Matt Swartz has developed a very accurate model that MLBTR uses to project arbitration salaries, as explained in this series of posts. We've heard from many MLB teams and agencies that reference the projections in their work. The Angels are next in our series. Estimated service time is in parentheses, and estimated 2014 salary follows.
- Mark Trumbo (3.027): $4.7MM
- Jerome Williams (5.049): $3.9MM
- Tommy Hanson (4.114): $3.9MM
- Ernesto Frieri (3.101): $3.4MM
- Kevin Jepsen (3.163): $1.4MM
- Juan Gutierrez (4.035): $1.1MM
- Peter Bourjos (3.062): $1.1MM
- Chris Nelson (2.122, Super Two): $1MM
Trumbo projects for a healthy salary his first time through arbitration, with career numbers of 95 home runs and 284 RBI and a platform year with 34 homers and 100 knocked in. His flaw is a .299 career on-base percentage, which should improve if he holds onto gains in his walk rate and his batting average recovers. There is value in a player with Trumbo's profile, especially at $4.7MM. I wouldn't be too aggressive about a long-term deal, though, and a healthy Albert Pujols would give the Angels the depth to consider trading Trumbo.
Bourjos is another trade candidate. This year a hamstring injury and wrist fracture each cost him over a month, with September wrist surgery ending his season. Angels GM Jerry Dipoto showed faith in Bourjos as his starting center fielder entering the season, and if Trumbo, Pujols, and Josh Hamilton are rotated through the designated hitter spot in 2014, there's room for everyone to start. On the other hand, MVP candidate Mike Trout is more than capable of handling center, making a Bourjos trade possible. Bourjos' value is at a low point after the injuries limited him to just 55 games in 2013, but he's also quite affordable his first time through arbitration and should remain cheap beyond 2014.
Frieri notched 37 saves in 2013, so he'll get paid through arbitration despite allowing 11 home runs with a 3.80 ERA. Agents of relievers like Joe Nathan, Grant Balfour, Joaquin Benoit, Edward Mujica, and Brian Wilson are surely hoping the Angels will throw some money at the ninth inning this winter, pushing Frieri to a setup role. Regardless, he's worth retaining at his projected salary.
The Angels' bullpen also includes arbitration eligible relievers Jepsen and Gutierrez. Jepsen, 29, averaged almost 96 miles per hour on his fastball and whiffed a batter per inning in 2013. He also allowed 41 hits in 36 innings, missing time due to a lat strain and emergency appendectomy. With a $1.4MM projection, he's worth retaining. Gutierrez, another hard thrower, won a spot in the Royals' bullpen out of Spring Training but was designated for assignment in July.
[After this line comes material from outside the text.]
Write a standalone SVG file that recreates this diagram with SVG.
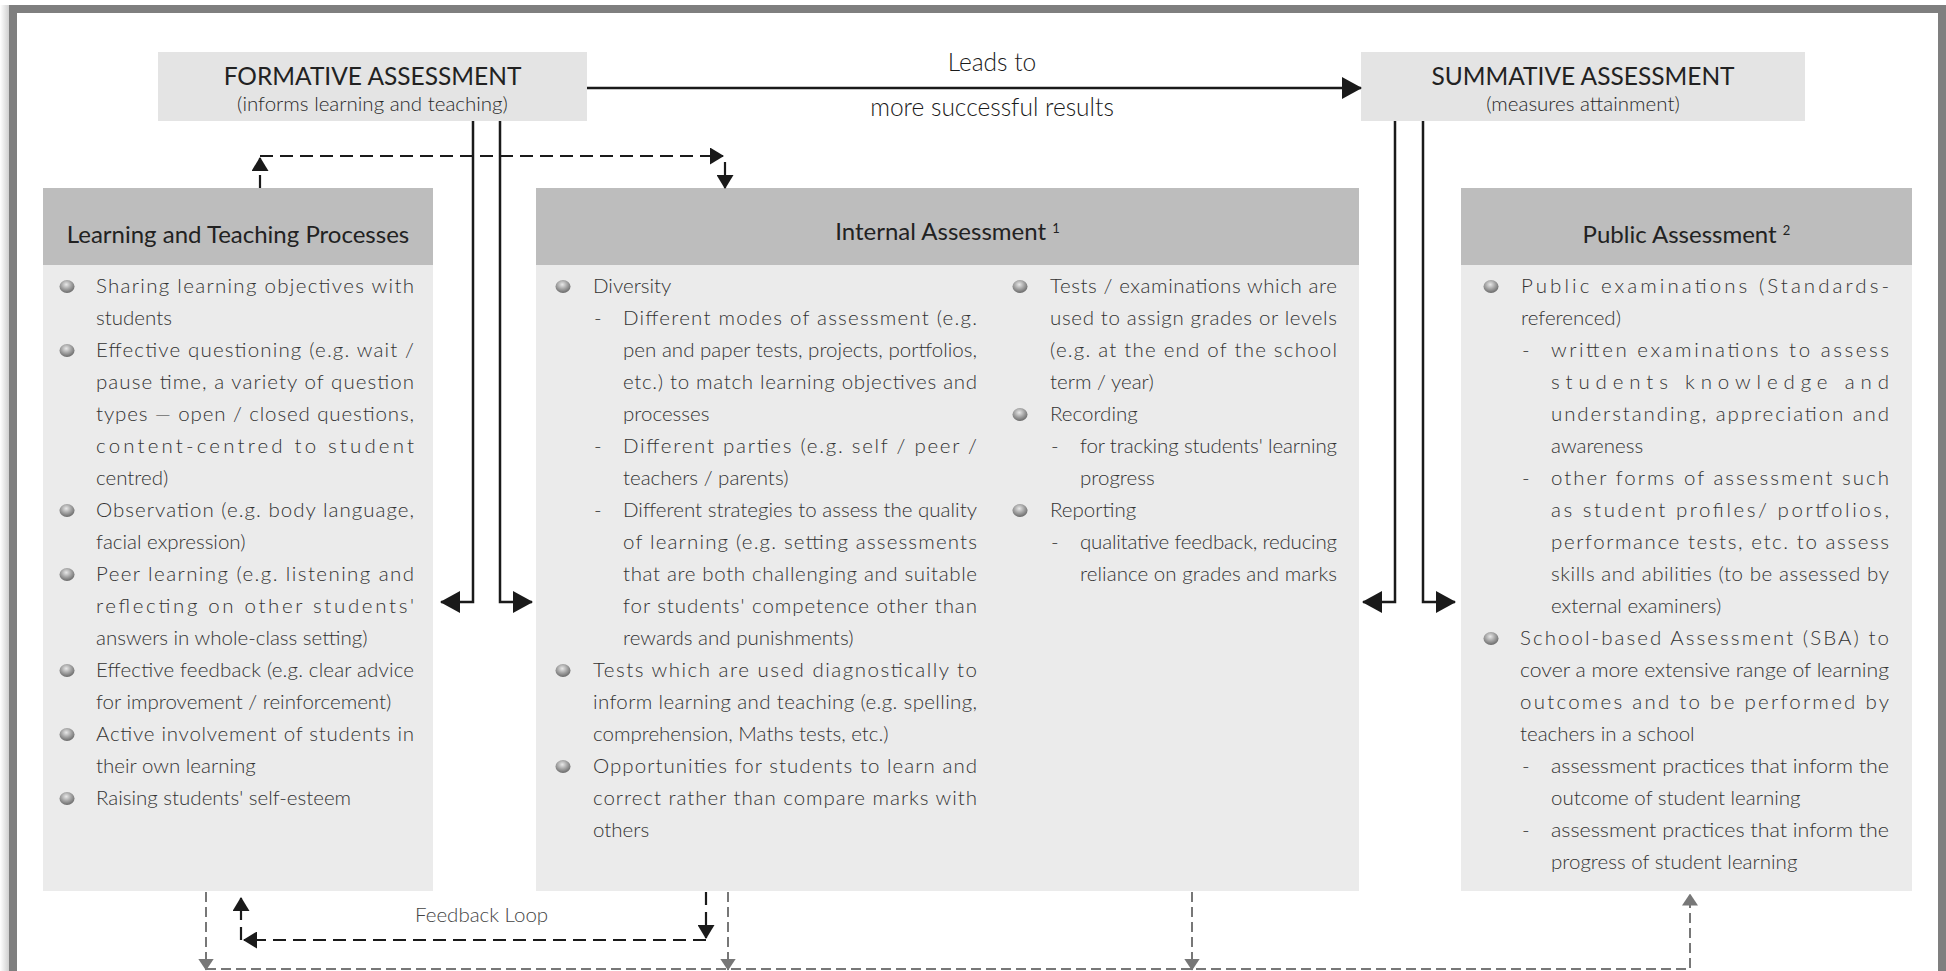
<svg xmlns="http://www.w3.org/2000/svg" width="1946" height="971" viewBox="0 0 1946 971">
<defs>
<style>
text{font-family:Lato,"Open Sans","Liberation Sans",sans-serif}
.title{font-size:24.5px;font-weight:400;fill:#222;text-anchor:middle}
.sub{font-size:20.5px;font-weight:300;fill:#2a2a2a;text-anchor:middle}
.head{font-size:24px;font-weight:400;fill:#222;text-anchor:middle}
.b{font-size:20.5px;font-weight:300;fill:#333}
.lbl{font-size:24.5px;font-weight:300;fill:#1a1a1a;text-anchor:middle}
.fb{font-size:20.5px;font-weight:300;fill:#444}
.topbox{fill:#e4e4e4}
.hdr{fill:#bdbdbd}
.body{fill:#ebebeb}
.bul{fill:url(#sphere)}
.sol{stroke:#1a1a1a;stroke-width:2.5;fill:none}
.dsh{stroke:#1a1a1a;stroke-width:2.2;stroke-dasharray:13 7;fill:none}
.gdsh{stroke:#777;stroke-width:2;stroke-dasharray:10 5;fill:none}
.frame{fill:#7f7f7f}
</style>
<radialGradient id="sphere" cx="45%" cy="35%" r="65%">
<stop offset="0" stop-color="#e8e8e8"/>
<stop offset="0.55" stop-color="#a0a0a0"/>
<stop offset="1" stop-color="#6a6a6a"/>
</radialGradient>
<linearGradient id="shadow" x1="0" y1="0" x2="1" y2="0">
<stop offset="0" stop-color="#ffffff"/>
<stop offset="1" stop-color="#cfcfcf"/>
</linearGradient>
<marker id="aBig" viewBox="0 0 20 22" markerWidth="20" markerHeight="22" refX="19" refY="11" orient="auto" markerUnits="userSpaceOnUse">
<path d="M0,0 L20,11 L0,22 Z" fill="#1a1a1a"/>
</marker>
<marker id="aSm" viewBox="0 0 14 17" markerWidth="14" markerHeight="17" refX="13" refY="8.5" orient="auto" markerUnits="userSpaceOnUse">
<path d="M0,0 L14,8.5 L0,17 Z" fill="#1a1a1a"/>
</marker>
<marker id="aGr" viewBox="0 0 12 16" markerWidth="12" markerHeight="16" refX="11.5" refY="8" orient="auto" markerUnits="userSpaceOnUse">
<path d="M0,0 L12,8 L0,16 Z" fill="#777"/>
</marker>
</defs>

<rect width="1946" height="971" fill="#ffffff"/>
<g id="frame">
<rect x="0" y="5" width="9" height="966" fill="url(#shadow)"/>
<rect class="frame" x="9" y="5" width="8" height="966"/>
<rect class="frame" x="9" y="5" width="1937" height="8"/>
<rect class="frame" x="1938" y="5" width="8" height="966"/>
</g>

<g id="formative">
<rect class="topbox" x="158" y="52" width="429" height="69"/>
<text class="title" x="372.5" y="85">FORMATIVE ASSESSMENT</text>
<text class="sub" x="372.5" y="111">(informs learning and teaching)</text>
</g>

<g id="summative">
<rect class="topbox" x="1361" y="52" width="444" height="69"/>
<text class="title" x="1583" y="85">SUMMATIVE ASSESSMENT</text>
<text class="sub" x="1583" y="111">(measures attainment)</text>
</g>

<g id="ltp">
<rect class="body" x="43" y="188" width="390" height="703"/>
<rect class="hdr" x="43" y="188" width="390" height="77"/>
<text class="head" x="238" y="243">Learning and Teaching Processes</text>
<g class="bul">
<ellipse cx="67" cy="286.5" rx="7.5" ry="6.5"/>
<ellipse cx="67" cy="350.5" rx="7.5" ry="6.5"/>
<ellipse cx="67" cy="510.5" rx="7.5" ry="6.5"/>
<ellipse cx="67" cy="574.5" rx="7.5" ry="6.5"/>
<ellipse cx="67" cy="670.5" rx="7.5" ry="6.5"/>
<ellipse cx="67" cy="734.5" rx="7.5" ry="6.5"/>
<ellipse cx="67" cy="798.5" rx="7.5" ry="6.5"/>
</g>
<g class="b">
<text x="96" y="293" textLength="318" lengthAdjust="spacing">Sharing learning objectives with</text>
<text x="96" y="325">students</text>
<text x="96" y="357" textLength="318" lengthAdjust="spacing">Effective questioning (e.g. wait /</text>
<text x="96" y="389" textLength="318" lengthAdjust="spacing">pause time, a variety of question</text>
<text x="96" y="421" textLength="318" lengthAdjust="spacing">types — open / closed questions,</text>
<text x="96" y="453" textLength="318" lengthAdjust="spacing">content-centred to student</text>
<text x="96" y="485">centred)</text>
<text x="96" y="517" textLength="318" lengthAdjust="spacing">Observation (e.g. body language,</text>
<text x="96" y="549">facial expression)</text>
<text x="96" y="581" textLength="318" lengthAdjust="spacing">Peer learning (e.g. listening and</text>
<text x="96" y="613" textLength="318" lengthAdjust="spacing">reflecting on other students'</text>
<text x="96" y="645">answers in whole-class setting)</text>
<text x="96" y="677" textLength="318" lengthAdjust="spacing">Effective feedback (e.g. clear advice</text>
<text x="96" y="709">for improvement / reinforcement)</text>
<text x="96" y="741" textLength="318" lengthAdjust="spacing">Active involvement of students in</text>
<text x="96" y="773">their own learning</text>
<text x="96" y="805">Raising students' self-esteem</text>
</g>
</g>

<g id="internal">
<rect class="body" x="536" y="188" width="823" height="703"/>
<rect class="hdr" x="536" y="188" width="823" height="77"/>
<text class="head" x="947.5" y="240">Internal Assessment <tspan font-size="13" dy="-7">1</tspan></text>
<g class="bul">
<ellipse cx="563" cy="286.5" rx="7.5" ry="6.5"/>
<ellipse cx="563" cy="670.5" rx="7.5" ry="6.5"/>
<ellipse cx="563" cy="766.5" rx="7.5" ry="6.5"/>
<ellipse cx="1020" cy="286.5" rx="7.5" ry="6.5"/>
<ellipse cx="1020" cy="414.5" rx="7.5" ry="6.5"/>
<ellipse cx="1020" cy="510.5" rx="7.5" ry="6.5"/>
</g>
<g class="b">
<text x="593" y="293">Diversity</text>
<text x="594" y="325">-</text>
<text x="623" y="325" textLength="354" lengthAdjust="spacing">Different modes of assessment (e.g.</text>
<text x="623" y="357" textLength="354" lengthAdjust="spacing">pen and paper tests, projects, portfolios,</text>
<text x="623" y="389" textLength="354" lengthAdjust="spacing">etc.) to match learning objectives and</text>
<text x="623" y="421">processes</text>
<text x="594" y="453">-</text>
<text x="623" y="453" textLength="354" lengthAdjust="spacing">Different parties (e.g. self / peer /</text>
<text x="623" y="485">teachers / parents)</text>
<text x="594" y="517">-</text>
<text x="623" y="517" textLength="354" lengthAdjust="spacing">Different strategies to assess the quality</text>
<text x="623" y="549" textLength="354" lengthAdjust="spacing">of learning (e.g. setting assessments</text>
<text x="623" y="581" textLength="354" lengthAdjust="spacing">that are both challenging and suitable</text>
<text x="623" y="613" textLength="354" lengthAdjust="spacing">for students' competence other than</text>
<text x="623" y="645">rewards and punishments)</text>
<text x="593" y="677" textLength="384" lengthAdjust="spacing">Tests which are used diagnostically to</text>
<text x="593" y="709" textLength="384" lengthAdjust="spacing">inform learning and teaching (e.g. spelling,</text>
<text x="593" y="741">comprehension, Maths tests, etc.)</text>
<text x="593" y="773" textLength="384" lengthAdjust="spacing">Opportunities for students to learn and</text>
<text x="593" y="805" textLength="384" lengthAdjust="spacing">correct rather than compare marks with</text>
<text x="593" y="837">others</text>
<text x="1050" y="293" textLength="287" lengthAdjust="spacing">Tests / examinations which are</text>
<text x="1050" y="325" textLength="287" lengthAdjust="spacing">used to assign grades or levels</text>
<text x="1050" y="357" textLength="287" lengthAdjust="spacing">(e.g. at the end of the school</text>
<text x="1050" y="389">term / year)</text>
<text x="1050" y="421">Recording</text>
<text x="1051" y="453">-</text>
<text x="1080" y="453" textLength="257" lengthAdjust="spacing">for tracking students' learning</text>
<text x="1080" y="485">progress</text>
<text x="1050" y="517">Reporting</text>
<text x="1051" y="549">-</text>
<text x="1080" y="549" textLength="257" lengthAdjust="spacing">qualitative feedback, reducing</text>
<text x="1080" y="581" textLength="257" lengthAdjust="spacing">reliance on grades and marks</text>
</g>
</g>

<g id="public">
<rect class="body" x="1461" y="188" width="451" height="703"/>
<rect class="hdr" x="1461" y="188" width="451" height="77"/>
<text class="head" x="1686.5" y="243">Public Assessment <tspan font-size="13" dy="-8">2</tspan></text>
<g class="bul">
<ellipse cx="1491" cy="286.5" rx="7.5" ry="6.5"/>
<ellipse cx="1491" cy="638.5" rx="7.5" ry="6.5"/>
</g>
<g class="b">
<text x="1521" y="293" textLength="368" lengthAdjust="spacing">Public examinations (Standards-</text>
<text x="1521" y="325">referenced)</text>
<text x="1522" y="357">-</text>
<text x="1551" y="357" textLength="338" lengthAdjust="spacing">written examinations to assess</text>
<text x="1551" y="389" textLength="338" lengthAdjust="spacing">students knowledge and</text>
<text x="1551" y="421" textLength="338" lengthAdjust="spacing">understanding, appreciation and</text>
<text x="1551" y="453">awareness</text>
<text x="1522" y="485">-</text>
<text x="1551" y="485" textLength="338" lengthAdjust="spacing">other forms of assessment such</text>
<text x="1551" y="517" textLength="338" lengthAdjust="spacing">as student profiles/ portfolios,</text>
<text x="1551" y="549" textLength="338" lengthAdjust="spacing">performance tests, etc. to assess</text>
<text x="1551" y="581" textLength="338" lengthAdjust="spacing">skills and abilities (to be assessed by</text>
<text x="1551" y="613">external examiners)</text>
<text x="1520" y="645" textLength="369" lengthAdjust="spacing">School-based Assessment (SBA) to</text>
<text x="1520" y="677" textLength="369" lengthAdjust="spacingAndGlyphs">cover a more extensive range of learning</text>
<text x="1520" y="709" textLength="369" lengthAdjust="spacing">outcomes and to be performed by</text>
<text x="1520" y="741">teachers in a school</text>
<text x="1522" y="773">-</text>
<text x="1551" y="773" textLength="338" lengthAdjust="spacingAndGlyphs">assessment practices that inform the</text>
<text x="1551" y="805">outcome of student learning</text>
<text x="1522" y="837">-</text>
<text x="1551" y="837" textLength="338" lengthAdjust="spacingAndGlyphs">assessment practices that inform the</text>
<text x="1551" y="869">progress of student learning</text>
</g>
</g>

<g id="connectors">
<path class="sol" d="M587,88 H1361" marker-end="url(#aBig)"/>
<text class="lbl" x="992" y="71">Leads to</text>
<text class="lbl" x="992" y="116">more successful results</text>
<path class="sol" d="M473,121 V602 H441" marker-end="url(#aBig)"/>
<path class="sol" d="M500,121 V602 H532" marker-end="url(#aBig)"/>
<path class="sol" d="M1395,121 V602 H1363" marker-end="url(#aBig)"/>
<path class="sol" d="M1423,121 V602 H1455" marker-end="url(#aBig)"/>
<path class="dsh" d="M260,188 V158" marker-end="url(#aSm)"/>
<path class="dsh" d="M260,156 H723" marker-end="url(#aSm)"/>
<path class="dsh" d="M725,162 V188" marker-end="url(#aSm)"/>
<path class="dsh" d="M706,892 V938" marker-end="url(#aSm)"/>
<path class="dsh" d="M706,940 H244" marker-end="url(#aSm)"/>
<path class="dsh" d="M241,940 V898" marker-end="url(#aSm)"/>
<text class="fb" x="415" y="922">Feedback Loop</text>
<path class="gdsh" d="M206,892 V970" marker-end="url(#aGr)"/>
<path class="gdsh" d="M728,892 V970" marker-end="url(#aGr)"/>
<path class="gdsh" d="M1192,892 V970" marker-end="url(#aGr)"/>
<path class="gdsh" d="M206,969 H1690 V894" marker-end="url(#aGr)"/>
</g>
</svg>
The Angels added him on a waiver claim, and he posted a 5.19 ERA for them in 26 innings despite striking out 9.7 per nine innings. His spot on the 40-man roster seems tenuous, even with a low projected salary.
Williams was again a useful swingman, but with his salary projected to nearly double, the Angels might consider non-tendering him and using the funds elsewhere. Hanson is a certain non-tender, after missing significant time due to a personal matter, hitting the DL for a forearm strain, and getting a demotion to Triple-A. At just 27 years old, Hanson's former promise may earn him a big league contract on the free agent market, if his health checks out.
With two years and 122 days of Major League service, Nelson represents the unofficial Super Two cutoff for 2013. With a projected salary only $500K over the league minimum, that's not a big factor in the Angels' tender decision. Nelson joined the Angels from the Yankees on a May 18th waiver claim, but was designated for assignment less than a month later. He remained in the organization after accepting an outright assignment, and after finding his way back to the bigs hit the DL for a hamstring injury. Expect him to be cut loose by the Angels.
If the Angels tender contracts to Trumbo, Frieri, Jepsen, and Bourjos, they're looking at a projected $10.6MM for four arbitration eligible players.